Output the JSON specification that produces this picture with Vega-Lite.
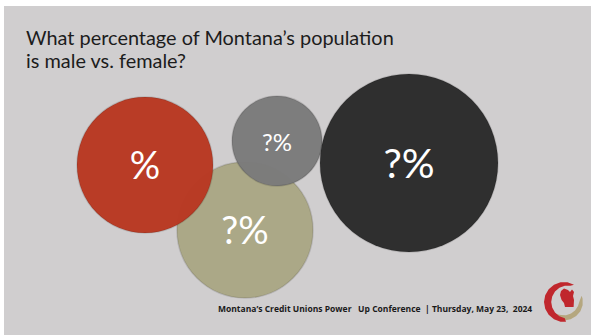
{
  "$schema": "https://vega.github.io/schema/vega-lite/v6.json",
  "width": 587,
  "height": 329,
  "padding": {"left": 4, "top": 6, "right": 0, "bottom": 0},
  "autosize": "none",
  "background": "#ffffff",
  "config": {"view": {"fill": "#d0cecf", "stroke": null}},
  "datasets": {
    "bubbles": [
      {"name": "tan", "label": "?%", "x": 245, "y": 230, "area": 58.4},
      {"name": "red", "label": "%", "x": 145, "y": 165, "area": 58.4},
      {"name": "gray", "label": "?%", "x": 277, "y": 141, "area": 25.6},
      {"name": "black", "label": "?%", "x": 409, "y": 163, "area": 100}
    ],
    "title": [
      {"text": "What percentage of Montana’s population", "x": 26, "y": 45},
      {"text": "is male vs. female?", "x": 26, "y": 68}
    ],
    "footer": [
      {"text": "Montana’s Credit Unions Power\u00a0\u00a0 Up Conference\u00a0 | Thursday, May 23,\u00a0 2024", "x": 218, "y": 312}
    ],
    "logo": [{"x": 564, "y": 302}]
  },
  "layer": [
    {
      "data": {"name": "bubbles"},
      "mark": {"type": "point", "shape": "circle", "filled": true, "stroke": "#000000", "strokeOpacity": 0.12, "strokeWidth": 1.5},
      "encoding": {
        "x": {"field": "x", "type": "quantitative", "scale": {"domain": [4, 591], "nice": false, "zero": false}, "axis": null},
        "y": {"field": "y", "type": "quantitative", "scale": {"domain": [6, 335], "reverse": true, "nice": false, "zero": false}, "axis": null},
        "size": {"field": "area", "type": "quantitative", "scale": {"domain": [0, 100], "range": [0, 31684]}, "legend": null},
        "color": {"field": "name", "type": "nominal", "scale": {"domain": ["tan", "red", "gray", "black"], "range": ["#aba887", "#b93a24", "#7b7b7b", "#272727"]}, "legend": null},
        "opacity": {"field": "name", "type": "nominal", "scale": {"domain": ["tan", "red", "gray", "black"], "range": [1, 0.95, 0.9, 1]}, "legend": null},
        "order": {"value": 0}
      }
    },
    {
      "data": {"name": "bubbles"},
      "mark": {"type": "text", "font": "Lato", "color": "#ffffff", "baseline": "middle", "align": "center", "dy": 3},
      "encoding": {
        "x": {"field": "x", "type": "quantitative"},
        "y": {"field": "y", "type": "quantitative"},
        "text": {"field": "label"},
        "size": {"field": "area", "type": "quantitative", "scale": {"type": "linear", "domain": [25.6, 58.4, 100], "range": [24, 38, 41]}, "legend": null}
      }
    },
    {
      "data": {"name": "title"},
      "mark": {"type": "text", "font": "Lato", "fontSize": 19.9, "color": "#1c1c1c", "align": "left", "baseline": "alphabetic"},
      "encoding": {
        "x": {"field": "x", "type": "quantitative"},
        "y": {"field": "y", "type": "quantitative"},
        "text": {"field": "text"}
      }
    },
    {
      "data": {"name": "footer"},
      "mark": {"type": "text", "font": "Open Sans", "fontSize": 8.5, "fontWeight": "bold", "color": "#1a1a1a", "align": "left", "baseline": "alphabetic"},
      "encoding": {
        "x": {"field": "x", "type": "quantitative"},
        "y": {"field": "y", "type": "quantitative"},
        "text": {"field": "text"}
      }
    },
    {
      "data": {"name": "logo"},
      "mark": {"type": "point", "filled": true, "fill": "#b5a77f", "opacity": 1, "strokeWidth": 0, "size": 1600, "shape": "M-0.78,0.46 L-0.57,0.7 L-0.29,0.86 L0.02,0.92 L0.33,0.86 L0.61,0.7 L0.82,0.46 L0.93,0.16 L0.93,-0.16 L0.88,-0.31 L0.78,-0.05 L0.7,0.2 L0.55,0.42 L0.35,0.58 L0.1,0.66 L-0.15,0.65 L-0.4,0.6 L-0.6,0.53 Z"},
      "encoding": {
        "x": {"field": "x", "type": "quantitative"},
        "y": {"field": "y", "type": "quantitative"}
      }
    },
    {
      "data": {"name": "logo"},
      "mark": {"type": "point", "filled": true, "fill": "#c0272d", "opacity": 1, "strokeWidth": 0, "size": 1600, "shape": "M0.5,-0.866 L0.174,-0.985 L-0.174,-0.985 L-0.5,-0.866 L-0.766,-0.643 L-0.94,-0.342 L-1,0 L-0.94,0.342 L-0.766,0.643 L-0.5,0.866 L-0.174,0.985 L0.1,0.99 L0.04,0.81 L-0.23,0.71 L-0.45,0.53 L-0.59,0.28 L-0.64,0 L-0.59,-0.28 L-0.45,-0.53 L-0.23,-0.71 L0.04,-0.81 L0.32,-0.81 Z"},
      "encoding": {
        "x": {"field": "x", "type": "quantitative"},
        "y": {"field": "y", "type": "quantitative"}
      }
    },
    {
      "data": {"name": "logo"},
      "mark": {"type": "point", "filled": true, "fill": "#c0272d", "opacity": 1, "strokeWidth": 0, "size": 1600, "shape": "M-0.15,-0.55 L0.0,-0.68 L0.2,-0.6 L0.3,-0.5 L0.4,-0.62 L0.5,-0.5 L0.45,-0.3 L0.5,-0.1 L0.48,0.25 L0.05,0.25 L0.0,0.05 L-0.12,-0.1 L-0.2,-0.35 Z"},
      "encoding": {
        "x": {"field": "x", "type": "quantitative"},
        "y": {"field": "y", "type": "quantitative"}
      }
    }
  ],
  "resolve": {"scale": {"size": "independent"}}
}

_WRITTEN EXERCISE_:
Please transcribe the material above exactly as written. Leave the pictures out.

_FULL OUTPUT_:
Output the JSON specification that produces this picture with Vega-Lite.
{
  "$schema": "https://vega.github.io/schema/vega-lite/v6.json",
  "width": 587,
  "height": 329,
  "padding": {"left": 4, "top": 6, "right": 0, "bottom": 0},
  "autosize": "none",
  "background": "#ffffff",
  "config": {"view": {"fill": "#d0cecf", "stroke": null}},
  "datasets": {
    "bubbles": [
      {"name": "tan", "label": "?%", "x": 245, "y": 230, "area": 58.4},
      {"name": "red", "label": "%", "x": 145, "y": 165, "area": 58.4},
      {"name": "gray", "label": "?%", "x": 277, "y": 141, "area": 25.6},
      {"name": "black", "label": "?%", "x": 409, "y": 163, "area": 100}
    ],
    "title": [
      {"text": "What percentage of Montana’s population", "x": 26, "y": 45},
      {"text": "is male vs. female?", "x": 26, "y": 68}
    ],
    "footer": [
      {"text": "Montana’s Credit Unions Power\u00a0\u00a0 Up Conference\u00a0 | Thursday, May 23,\u00a0 2024", "x": 218, "y": 312}
    ],
    "logo": [{"x": 564, "y": 302}]
  },
  "layer": [
    {
      "data": {"name": "bubbles"},
      "mark": {"type": "point", "shape": "circle", "filled": true, "stroke": "#000000", "strokeOpacity": 0.12, "strokeWidth": 1.5},
      "encoding": {
        "x": {"field": "x", "type": "quantitative", "scale": {"domain": [4, 591], "nice": false, "zero": false}, "axis": null},
        "y": {"field": "y", "type": "quantitative", "scale": {"domain": [6, 335], "reverse": true, "nice": false, "zero": false}, "axis": null},
        "size": {"field": "area", "type": "quantitative", "scale": {"domain": [0, 100], "range": [0, 31684]}, "legend": null},
        "color": {"field": "name", "type": "nominal", "scale": {"domain": ["tan", "red", "gray", "black"], "range": ["#aba887", "#b93a24", "#7b7b7b", "#272727"]}, "legend": null},
        "opacity": {"field": "name", "type": "nominal", "scale": {"domain": ["tan", "red", "gray", "black"], "range": [1, 0.95, 0.9, 1]}, "legend": null},
        "order": {"value": 0}
      }
    },
    {
      "data": {"name": "bubbles"},
      "mark": {"type": "text", "font": "Lato", "color": "#ffffff", "baseline": "middle", "align": "center", "dy": 3},
      "encoding": {
        "x": {"field": "x", "type": "quantitative"},
        "y": {"field": "y", "type": "quantitative"},
        "text": {"field": "label"},
        "size": {"field": "area", "type": "quantitative", "scale": {"type": "linear", "domain": [25.6, 58.4, 100], "range": [24, 38, 41]}, "legend": null}
      }
    },
    {
      "data": {"name": "title"},
      "mark": {"type": "text", "font": "Lato", "fontSize": 19.9, "color": "#1c1c1c", "align": "left", "baseline": "alphabetic"},
      "encoding": {
        "x": {"field": "x", "type": "quantitative"},
        "y": {"field": "y", "type": "quantitative"},
        "text": {"field": "text"}
      }
    },
    {
      "data": {"name": "footer"},
      "mark": {"type": "text", "font": "Open Sans", "fontSize": 8.5, "fontWeight": "bold", "color": "#1a1a1a", "align": "left", "baseline": "alphabetic"},
      "encoding": {
        "x": {"field": "x", "type": "quantitative"},
        "y": {"field": "y", "type": "quantitative"},
        "text": {"field": "text"}
      }
    },
    {
      "data": {"name": "logo"},
      "mark": {"type": "point", "filled": true, "fill": "#b5a77f", "opacity": 1, "strokeWidth": 0, "size": 1600, "shape": "M-0.78,0.46 L-0.57,0.7 L-0.29,0.86 L0.02,0.92 L0.33,0.86 L0.61,0.7 L0.82,0.46 L0.93,0.16 L0.93,-0.16 L0.88,-0.31 L0.78,-0.05 L0.7,0.2 L0.55,0.42 L0.35,0.58 L0.1,0.66 L-0.15,0.65 L-0.4,0.6 L-0.6,0.53 Z"},
      "encoding": {
        "x": {"field": "x", "type": "quantitative"},
        "y": {"field": "y", "type": "quantitative"}
      }
    },
    {
      "data": {"name": "logo"},
      "mark": {"type": "point", "filled": true, "fill": "#c0272d", "opacity": 1, "strokeWidth": 0, "size": 1600, "shape": "M0.5,-0.866 L0.174,-0.985 L-0.174,-0.985 L-0.5,-0.866 L-0.766,-0.643 L-0.94,-0.342 L-1,0 L-0.94,0.342 L-0.766,0.643 L-0.5,0.866 L-0.174,0.985 L0.1,0.99 L0.04,0.81 L-0.23,0.71 L-0.45,0.53 L-0.59,0.28 L-0.64,0 L-0.59,-0.28 L-0.45,-0.53 L-0.23,-0.71 L0.04,-0.81 L0.32,-0.81 Z"},
      "encoding": {
        "x": {"field": "x", "type": "quantitative"},
        "y": {"field": "y", "type": "quantitative"}
      }
    },
    {
      "data": {"name": "logo"},
      "mark": {"type": "point", "filled": true, "fill": "#c0272d", "opacity": 1, "strokeWidth": 0, "size": 1600, "shape": "M-0.15,-0.55 L0.0,-0.68 L0.2,-0.6 L0.3,-0.5 L0.4,-0.62 L0.5,-0.5 L0.45,-0.3 L0.5,-0.1 L0.48,0.25 L0.05,0.25 L0.0,0.05 L-0.12,-0.1 L-0.2,-0.35 Z"},
      "encoding": {
        "x": {"field": "x", "type": "quantitative"},
        "y": {"field": "y", "type": "quantitative"}
      }
    }
  ],
  "resolve": {"scale": {"size": "independent"}}
}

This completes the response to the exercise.